Of course you can choose to customize all or none of these components to suit your needs.

URL Detector

interface ILinkDetector extends Readable {
  domain: URL
  options?: any
  getLinkCount(): number
}

The URL Detector is given just a domain name as input and is responsible for finding URLs to scrape on that domain. There is only one URL Detector object per crawler. It is implemented as a Readable Stream so whenever your class has discovered a URL, it should write it to the stream as a string: this.push(url.href). When the stream ends, the getLinkCount() method should return the number of URLs that were detected to ensure that resources are cleaned up properly.

The default Detector will find a website's Sitemap, usually in its robots.txt, and then extract webpages that have been modified in the past 48 hours. It is useful for news websites which often have up-to-date and valid sitemaps. The implementation is not tolerant of invalid sitemap entries; it will only find webpages since a specified date, and ignores sitemap entries without a valid date.

Scraper

export interface IScraperFactory {
  create(options?: any): Transform
}

The Scraper Factory returns a Transform stream that takes an HTML stream as input, and outputs a stream of scraped data. A new scraper object is created for each webpage visited by a crawler.

The default Scraper returns a JSON object of all of the <meta> tags on a webpage which can be useful for extracting structured data such as Open Graph or Schema.

Consumer

export interface ICrawlConsumer extends Writable {
  domain: URL
  options?: any
}

The Consumer is responsible for writing out the scraped data, usually to a file. There is only one Consumer object per crawler.

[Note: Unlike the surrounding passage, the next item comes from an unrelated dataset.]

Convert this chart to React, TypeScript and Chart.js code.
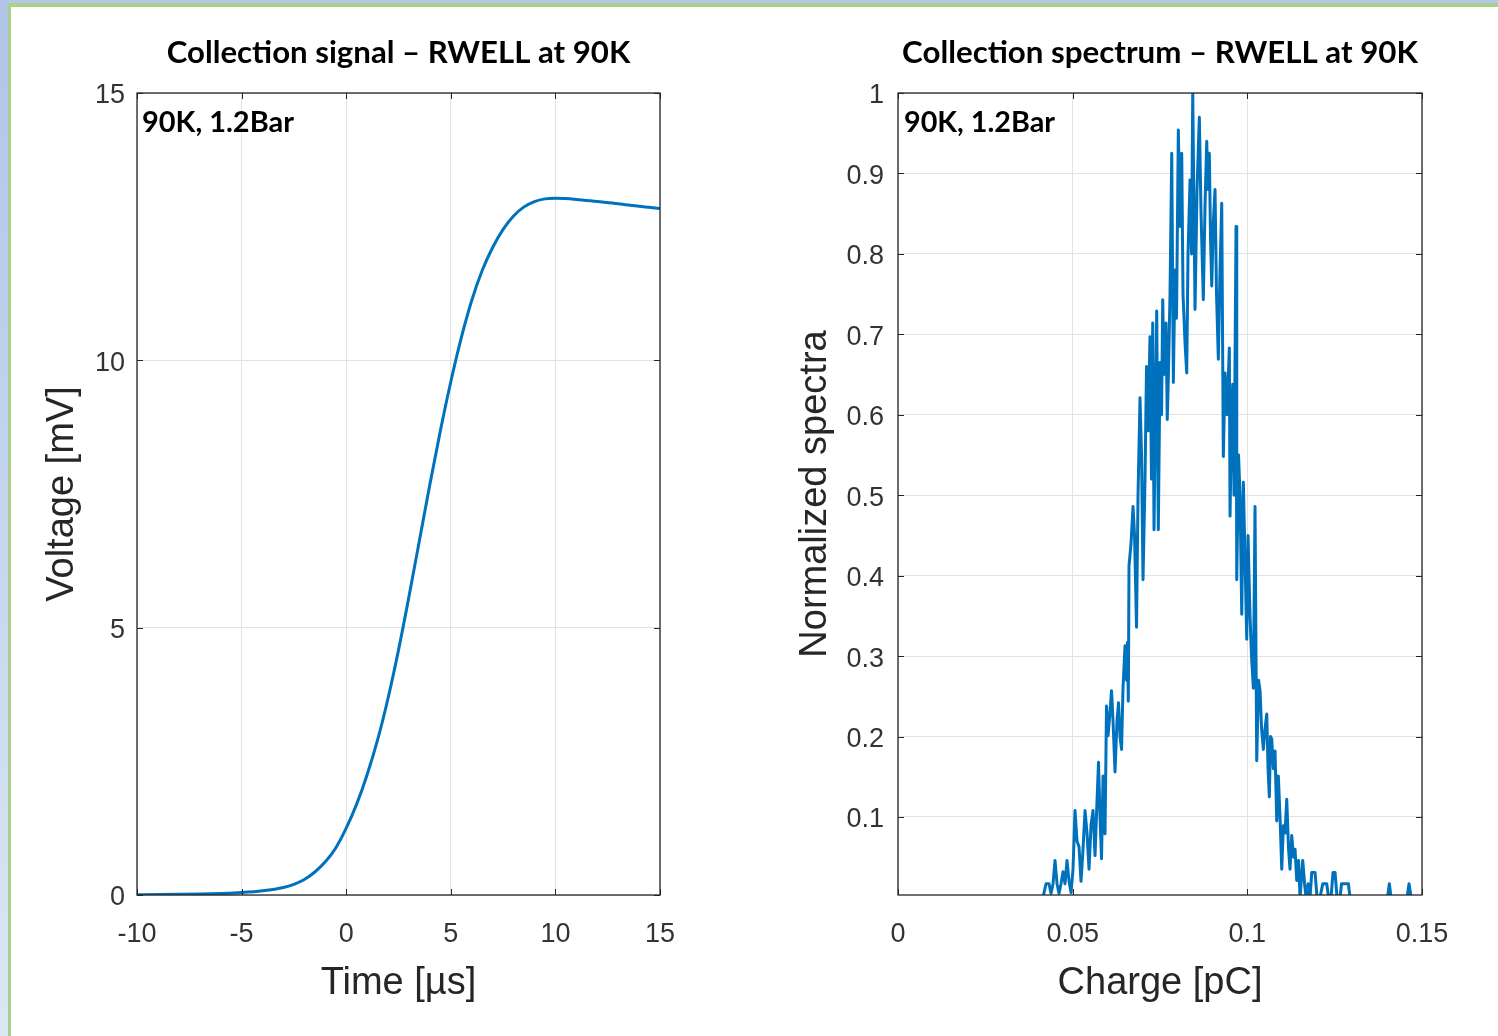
import React, { useEffect, useRef } from "react";
import { Chart, registerables } from "chart.js";

Chart.register(...registerables);

// ---------- Left panel: collection signal ----------
const SIGNAL_TIME = [
  -10, -9, -8, -7, -6, -5, -4, -3, -2.5, -2, -1.5, -1, -0.5, 0, 0.5, 1, 1.5, 2, 2.5, 3,
  3.5, 4, 4.5, 5, 5.5, 6, 6.5, 7, 7.5, 8, 8.5, 9, 9.5, 10, 11, 12, 13, 14, 15,
];
const SIGNAL_VOLTAGE = [
  0.005, 0.008, 0.012, 0.018, 0.028, 0.045, 0.078, 0.14, 0.2, 0.29, 0.43, 0.62, 0.88, 1.25,
  1.7, 2.25, 2.9, 3.68, 4.58, 5.58, 6.63, 7.68, 8.68, 9.6, 10.42, 11.12, 11.68, 12.11, 12.45,
  12.7, 12.87, 12.97, 13.02, 13.03, 13.01, 12.97, 12.93, 12.88, 12.84,
];
const SIGNAL_X_TICKS = [-10, -5, 0, 5, 10, 15];
const SIGNAL_Y_TICKS = [0, 5, 10, 15];

// ---------- Right panel: collection spectrum ----------
const SPECTRUM_CHARGE = [
  0.04151, 0.04237, 0.04323, 0.0438, 0.04438, 0.04495, 0.04552, 0.04609, 0.04667, 0.04724,
  0.04781, 0.04838, 0.04896, 0.04953, 0.0501, 0.05067, 0.05125, 0.05182, 0.05239, 0.05296,
  0.05354, 0.05411, 0.05468, 0.05525, 0.05583, 0.0564, 0.05697, 0.0574, 0.05783, 0.05826,
  0.05869, 0.05926, 0.05969, 0.06012, 0.06069, 0.06112, 0.06155, 0.06212, 0.0627, 0.06313,
  0.06356, 0.06399, 0.06441, 0.06499, 0.06542, 0.0657, 0.06593, 0.06613, 0.06671, 0.06728,
  0.06771, 0.06828, 0.06871, 0.06928, 0.06971, 0.07014, 0.07071, 0.07114, 0.07157, 0.07214,
  0.07257, 0.07292, 0.07329, 0.07406, 0.07452, 0.07501, 0.07544, 0.07578, 0.07615, 0.07673,
  0.07707, 0.07738, 0.07787, 0.07836, 0.07882, 0.0793, 0.07973, 0.08025, 0.08073, 0.08122,
  0.08159, 0.08216, 0.08265, 0.08302, 0.0836, 0.08403, 0.08437, 0.08474, 0.08503, 0.0856,
  0.08626, 0.08675, 0.0874, 0.08789, 0.08838, 0.08875, 0.08912, 0.08946, 0.08981, 0.09027,
  0.09075, 0.09118, 0.0917, 0.09218, 0.09267, 0.09313, 0.09362, 0.09419, 0.09485, 0.09505,
  0.09548, 0.09582, 0.09619, 0.09677, 0.09697, 0.09748, 0.09791, 0.0984, 0.09886, 0.09934,
  0.09983, 0.1002, 0.10077, 0.1012, 0.10172, 0.1022, 0.10269, 0.10321, 0.10364, 0.10407,
  0.10458, 0.10507, 0.10556, 0.10593, 0.1063, 0.10664, 0.10699, 0.10744, 0.10793, 0.10842,
  0.10888, 0.10936, 0.10985, 0.11031, 0.11079, 0.11128, 0.1118, 0.11222, 0.11271, 0.11323,
  0.11366, 0.11414, 0.11466, 0.11509, 0.11586, 0.11638, 0.11681, 0.11738, 0.11795, 0.11844,
  0.1189, 0.11938, 0.11996, 0.12081, 0.12159, 0.1221, 0.12273, 0.12325, 0.12396, 0.12453,
  0.12511, 0.12568, 0.12654, 0.12697, 0.12748, 0.12797, 0.1284, 0.12892, 0.1294, 0.14014,
  0.14065, 0.14114, 0.14572, 0.14629, 0.14687,
];
const SPECTRUM_VALUES = [
  0, 0.017, 0.017, 0.005, 0.017, 0.046, 0.017, 0.005, 0.017, 0.032,
  0.017, 0.046, 0.02, 0.006, 0.035, 0.108, 0.07, 0.063, 0.02, 0.06,
  0.108, 0.08, 0.035, 0.09, 0.108, 0.052, 0.12, 0.168, 0.1, 0.048,
  0.151, 0.079, 0.238, 0.201, 0.23, 0.257, 0.22, 0.156, 0.22, 0.242,
  0.2, 0.184, 0.26, 0.313, 0.27, 0.317, 0.244, 0.412, 0.44, 0.486,
  0.45, 0.336, 0.5, 0.621, 0.55, 0.395, 0.52, 0.66, 0.58, 0.697,
  0.52, 0.714, 0.457, 0.729, 0.457, 0.665, 0.6, 0.743, 0.65, 0.714,
  0.594, 0.644, 0.75, 0.925, 0.64, 0.78, 0.72, 0.954, 0.834, 0.925,
  0.75, 0.69, 0.652, 0.8, 0.892, 0.8, 1.0, 0.85, 0.731, 0.88,
  0.97, 0.85, 0.743, 0.86, 0.94, 0.88, 0.925, 0.82, 0.76, 0.84,
  0.88, 0.75, 0.669, 0.78, 0.863, 0.548, 0.652, 0.6, 0.683, 0.474,
  0.6, 0.638, 0.5, 0.834, 0.395, 0.55, 0.5, 0.352, 0.516, 0.42,
  0.321, 0.45, 0.35, 0.3, 0.26, 0.486, 0.17, 0.27, 0.257, 0.21,
  0.184, 0.21, 0.228, 0.16, 0.125, 0.2, 0.197, 0.16, 0.182, 0.095,
  0.151, 0.1, 0.035, 0.089, 0.08, 0.122, 0.06, 0.035, 0.077, 0.05,
  0.06, 0.021, 0.046, 0, 0.046, 0.017, 0, 0.017, 0, 0.031,
  0.031, 0.031, 0, 0, 0.017, 0.017, 0.017, 0, 0, 0.031,
  0.031, 0, 0, 0.017, 0.017, 0.017, 0.017, 0.017, 0, 0,
  0.017, 0, 0, 0.017, 0,
];
const SPECTRUM_X_TICKS = [0, 0.05, 0.1, 0.15];
const SPECTRUM_Y_TICKS = [0.1, 0.2, 0.3, 0.4, 0.5, 0.6, 0.7, 0.8, 0.9, 1];

const TITLE_SIGNAL = "Collection signal \u2013 RWELL at 90K";
const TITLE_SPECTRUM = "Collection spectrum \u2013 RWELL at 90K";
const NOTE = "90K, 1.2Bar";

const LINE_BLUE = "#0072BD";
const GRID = "#e2e2e2";
const AXIS_DARK = "#262626";
const TICK_FONT = "'Liberation Sans', Arial, sans-serif";
const BOLD_FONT = "Lato, 'Noto Sans', sans-serif";

function fitFontSize(ctx: CanvasRenderingContext2D, text: string, width: number) {
  ctx.font = `bold 100px ${BOLD_FONT}`;
  const w = ctx.measureText(text).width;
  return (100 * width) / w;
}

const decorPlugin = {
  id: "decor",
  afterDatasetsDraw(chart: any, _args: any, opts: any) {
    const { ctx } = chart;
    const { left, right, top, bottom } = chart.chartArea;
    const xs = chart.scales.x;
    const ys = chart.scales.y;
    ctx.save();
    ctx.strokeStyle = AXIS_DARK;
    ctx.lineWidth = 1;
    ctx.beginPath();
    for (const t of xs.ticks) {
      const p = Math.round(xs.getPixelForValue(t.value)) + 0.5;
      ctx.moveTo(p, bottom);
      ctx.lineTo(p, bottom - 6);
      ctx.moveTo(p, top);
      ctx.lineTo(p, top + 6);
    }
    for (const t of ys.ticks) {
      const p = Math.round(ys.getPixelForValue(t.value)) + 0.5;
      ctx.moveTo(left, p);
      ctx.lineTo(left + 6, p);
      ctx.moveTo(right, p);
      ctx.lineTo(right - 6, p);
    }
    ctx.stroke();
    ctx.lineWidth = 1.3;
    ctx.strokeRect(left, top, right - left, bottom - top);

    ctx.fillStyle = "#000";
    ctx.textBaseline = "alphabetic";
    ctx.textAlign = "center";
    const ts = fitFontSize(ctx, opts.title, opts.titleWidth);
    ctx.font = `bold ${ts}px ${BOLD_FONT}`;
    ctx.fillText(opts.title, (left + right) / 2, top - 30);

    ctx.textAlign = "left";
    const ns = fitFontSize(ctx, opts.note, opts.noteWidth);
    ctx.font = `bold ${ns}px ${BOLD_FONT}`;
    ctx.fillText(opts.note, left + opts.noteDx, top + 39);
    ctx.restore();
  },
};

type PanelCfg = {
  xs: number[];
  ys: number[];
  xMin: number;
  xMax: number;
  yMin: number;
  yMax: number;
  xTicks: number[];
  yTicks: number[];
  xTitle: string;
  yTitle: string;
  padRight: number;
  yAxisWidth: number;
  yTickPad: number;
  yTitlePad: number;
  lineWidth: number;
  smooth: boolean;
  title: string;
  titleWidth: number;
  noteWidth: number;
  noteDx: number;
};

function buildChart(canvas: HTMLCanvasElement, c: PanelCfg) {
  return new Chart(canvas, {
    type: "line",
    data: {
      datasets: [
        {
          data: c.xs.map((x, i) => ({ x, y: c.ys[i] })),
          borderColor: LINE_BLUE,
          borderWidth: c.lineWidth,
          pointRadius: 0,
          fill: false,
          cubicInterpolationMode: c.smooth ? "monotone" : "default",
          tension: 0,
          clip: 0,
          borderJoinStyle: "round",
        } as any,
      ],
    },
    options: {
      responsive: false,
      animation: false,
      events: [],
      layout: { padding: { left: 0, top: 93, right: c.padRight, bottom: 0 } },
      plugins: {
        legend: { display: false },
        tooltip: { enabled: false },
        decor: {
          title: c.title,
          titleWidth: c.titleWidth,
          note: NOTE,
          noteWidth: c.noteWidth,
          noteDx: c.noteDx,
        },
      } as any,
      scales: {
        x: {
          type: "linear",
          min: c.xMin,
          max: c.xMax,
          afterBuildTicks: (s: any) => {
            s.ticks = c.xTicks.map((v) => ({ value: v }));
          },
          afterFit: (s: any) => {
            s.height = 141;
            s.paddingLeft = 0;
            s.paddingRight = 0;
          },
          grid: { color: GRID, lineWidth: 1, drawTicks: false },
          border: { display: false },
          ticks: {
            padding: 23,
            autoSkip: false,
            maxRotation: 0,
            color: "#333",
            font: { family: TICK_FONT, size: 27 },
            callback: (v: any) => String(v),
          },
          title: {
            display: true,
            text: c.xTitle,
            color: AXIS_DARK,
            font: { family: TICK_FONT, size: 38 },
            padding: { top: 0, bottom: 30 },
          },
        },
        y: {
          type: "linear",
          min: c.yMin,
          max: c.yMax,
          afterBuildTicks: (s: any) => {
            s.ticks = c.yTicks.map((v) => ({ value: v }));
          },
          afterFit: (s: any) => {
            s.width = c.yAxisWidth;
            s.paddingTop = 0;
            s.paddingBottom = 0;
          },
          grid: { color: GRID, lineWidth: 1, drawTicks: false },
          border: { display: false },
          ticks: {
            padding: c.yTickPad,
            labelOffset: 3,
            autoSkip: false,
            color: "#333",
            font: { family: TICK_FONT, size: 27 },
            callback: (v: any) => String(v),
          },
          title: {
            display: true,
            text: c.yTitle,
            color: AXIS_DARK,
            font: { family: TICK_FONT, size: 38 },
            padding: { top: c.yTitlePad, bottom: 0 },
          },
        },
      },
    } as any,
    plugins: [decorPlugin as any],
  });
}

export default function App() {
  const leftRef = useRef<HTMLCanvasElement>(null);
  const rightRef = useRef<HTMLCanvasElement>(null);

  useEffect(() => {
    const a = buildChart(leftRef.current!, {
      xs: SIGNAL_TIME,
      ys: SIGNAL_VOLTAGE,
      xMin: -10,
      xMax: 15,
      yMin: 0,
      yMax: 15,
      xTicks: SIGNAL_X_TICKS,
      yTicks: SIGNAL_Y_TICKS,
      xTitle: "Time [\u00b5s]",
      yTitle: "Voltage [mV]",
      padRight: 89,
      yAxisWidth: 137,
      yTickPad: 12,
      yTitlePad: 40,
      lineWidth: 3,
      smooth: true,
      title: TITLE_SIGNAL,
      titleWidth: 464,
      noteWidth: 152,
      noteDx: 5,
    });
    const b = buildChart(rightRef.current!, {
      xs: SPECTRUM_CHARGE,
      ys: SPECTRUM_VALUES,
      xMin: 0,
      xMax: 0.15,
      yMin: 0.003,
      yMax: 1,
      xTicks: SPECTRUM_X_TICKS,
      yTicks: SPECTRUM_Y_TICKS,
      xTitle: "Charge [pC]",
      yTitle: "Normalized spectra",
      padRight: 76,
      yAxisWidth: 149,
      yTickPad: 14,
      yTitlePad: 44,
      lineWidth: 3,
      smooth: false,
      title: TITLE_SPECTRUM,
      titleWidth: 516,
      noteWidth: 151,
      noteDx: 6,
    });
    return () => {
      a.destroy();
      b.destroy();
    };
  }, []);

  return (
    <div
      style={{
        position: "absolute",
        left: 0,
        top: 0,
        width: 1498,
        height: 1036,
        background: "#ffffff",
        overflow: "hidden",
      }}
    >
      <div style={{ position: "absolute", left: 0, top: 0, width: 1498, height: 4, background: "#b4c7e7" }} />
      <div
        style={{
          position: "absolute",
          left: 0,
          top: 0,
          width: 8,
          height: 1036,
          background: "linear-gradient(#b0c4e8, #dbe7f4)",
        }}
      />
      <div style={{ position: "absolute", left: 8, top: 3, width: 1490, height: 4, background: "#a9d18e" }} />
      <div style={{ position: "absolute", left: 8, top: 3, width: 3, height: 1033, background: "#a9d18e" }} />
      <canvas
        ref={leftRef}
        width={749}
        height={1036}
        style={{ position: "absolute", left: 0, top: 0, width: 749, height: 1036 }}
      />
      <canvas
        ref={rightRef}
        width={749}
        height={1036}
        style={{ position: "absolute", left: 749, top: 0, width: 749, height: 1036 }}
      />
    </div>
  );
}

The default Consumer will write out all Scraper output to a file in ./.turbocrawl/crawled/.

URL Handler

export interface IURLHandler {
  stream(url: URL, callback: (url: URL, htmlstream?: Readable, err?: Error) => void): void
}

The URL handler fetches the HTML for each URL discovered by the URL Detector. There is only one URL Handler object per crawler.

This is the most difficult component to customize, and the default Handler has important features such as per-domain throttling and caching so take care when implementing your own.

Advanced Customization

The Crawler class has so far only taken a domain name as input e.g. "www.cnn.com". However, using a pass through link detector, one could easily create a crawler that takes a webpage as input and simply crawls that one page. Here's a sample implementation:

class PassThroughLinkDetector extends PassThrough implements ILinkDetector {
  public domain: URL
  public options?: any
  constructor(webpage: URL, options?: any) {
    super(options)
    this.options = options
    this.domain = webpage
    this.on("pipe", () => {
      this.push(this.domain.href)
      this.end()
    })
  }
  public getLinkCount(): number {
    return 1
  }
}

A custom URL handler could be written that instead of fetching the HTML, could use a Puppeteer instance to visit each page in order to run JavaScript and scrape dynamic websites.

A custom scraper could use Mercury Parser to find the body of a news article. You can also try this npm package by Andreas Madson which attempts to scrape a news article from a stream of HTML and fits in more easily with the architecture of Turbo Crawl since it is based on Streams. Here's some sample code to get you started:

const article = require("article")
import { Duplex } from "stream"
class ArticleScrapeStream extends Duplex {
  private parser: any
  constructor(url: URL, options?: any) {
    super(options)
    this.parser = article(url.href, (err, result) => {
      this.push(result.text)
    })
  }
  pipe(destination: any) {
    destination.pipe(this.parser)
  }
}

class ArticleScraperFactory implements IScraperFactory {
  public create(options: any): ReadableStream {
    return new ArticleScrapeStream(options.url)
  }
}

A custom consumer class could take scraped news articles and index them straight into an Elasticsearch database for large scale full text search of historic and breaking news.

A consumer could write out a large corpus of news articles to the filesystem and import it into a NLP library like Python's NLTK.